Listing relevance is “scored” based upon 4 key metrics:

  • Item title
  • Item specifics
  • Category
  • Catalogues

Each of these metrics has a whole host of best practices which should be followed to ensure that your product ranks well.

There’s no one answer for how to rank well with Cassini. But, by understanding how Cassini works you can tailor listings to better meet requirements for a top result.

The most important thing to keep in mind is that  eBay wants customers to see results that are relevant to them. Above all, eBay wants customers to see listings they will want to buy from. There’s no point in showing laptops to someone who’s only looking for a case. On the other hand, eBay knows that most customers want lots of results from a primary broad search, which they can then narrow down. Some will filter by adding keywords to their search, likewise, others will use the filters in the left-hand column. Either way, results will be determined by title and item specifics.

Firstly, it’s important to have full and correct category and item-specific information. These drive the filter engine in search results. Often, you may filter and see a list of brands, colours or sizes on the left-hand side, and then at the bottom will be ‘unspecified’. If you don’t fill in item specifics, your item will be in with the ‘unspecified’ and go unseen.

The importance of the title

A good item title uses core product key words that describe the item.

You can use up to 80 characters your product title. Many people advise to try and fill these 80 characters with as many key words as possible. But, that’s not always a good idea because Cassini bases your ranking on more than just your listing title.

Cassini ranks your listings on engagement. That is to say, when a customer searches a key word which brings up your listing, Cassini counts this as an impression. Even if you’re result twenty-two on a page where the customer only looks at the first two results. Being on the page is enough to be counted as an impression. If the customer then adds another key word or uses category filters, and your listing is a result again, that’s a second impression. Cassini compares the number of impressions your listing has to the level of engagement. The resulting percentage determines how relevant your listing is. This relevance determines how it ranks.

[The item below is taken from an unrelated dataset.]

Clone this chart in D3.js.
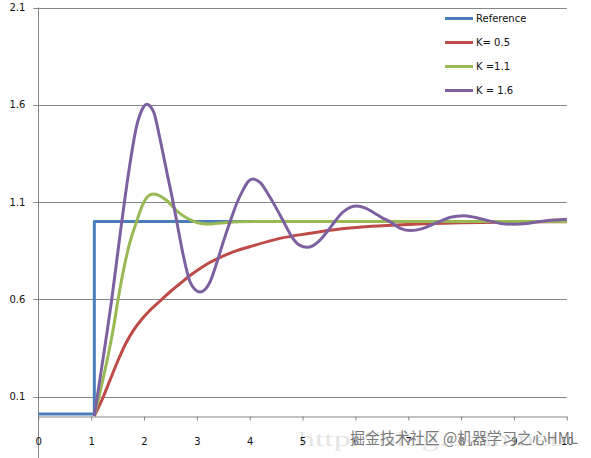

Padding your item description with broader search terms increases exposure, but dilutes customer engagement. This damages ranking.

Title Best Practices

One of the best ways to find specific keywords and phrases that customers use to search for an item is to use the eBay keyword research tool –Terapeak.

Titles should be written for buyers. Writing in a smooth, readable way will get you a better engagement rate. A pile of keywords thrown together won’t attract customers.

Qualifiers such as designer, material or colour are helpful to a customer and Cassini. But,using other brand names with phrases such as “just like” breaches eBay rules and will result in listings being taken down. Even if eBay don’t remove them, this weakens customer engagement, so damages ranking.

Special characters are still sometimes seen in eBay titles. This outdated technique for catching customer attention. It only irritates modern customers and is seen by Cassini as a bad practice. So, it won’t help ranking.

Aim For Engagement

Cassini values engagement over everything else. It’s a broad term, but for Cassini it means how much time customers spend on your listings, and how many of them watch or bid. High buyer engagement will improve the ranking of your listings. There are many things which are proven to increase buyer engagement. Some key areas are:

    • High-quality photographs
    • Well written product description
    • Free delivery
    • Free returns

By creating listings that are more attractive to customers, you will increase the time customers spend looking at your listings, as well as how many choose to watch or bid. This in itself can only be a positive thing, but it will also increase the ranking of your listings.

Listing format can also influence engagement. A single quantity fixed price listing presents one item to appeal to the millions of eBay customers. On the other hand, multi variation listings, incorporating multiple sizes and colours into one listing, have a much wider potential group of people to appeal to. Creating multi variation listings instantly increases buyer engagement.

Driving traffic from social media is one way to increase engagement. Froo apps smart social is a free app which automatically promotes listings on Facebook and Twitter.

The bottom line

Cassini is a sophisticated search engine. It’s designed to reward good sellers. Sellers who strive to answer the needs of their customers with honesty, creating transactions that are good for everyone involved. With this in mind, honest, clear and informative listings, categorised correctly and supported with excellent customer service, will always rank well.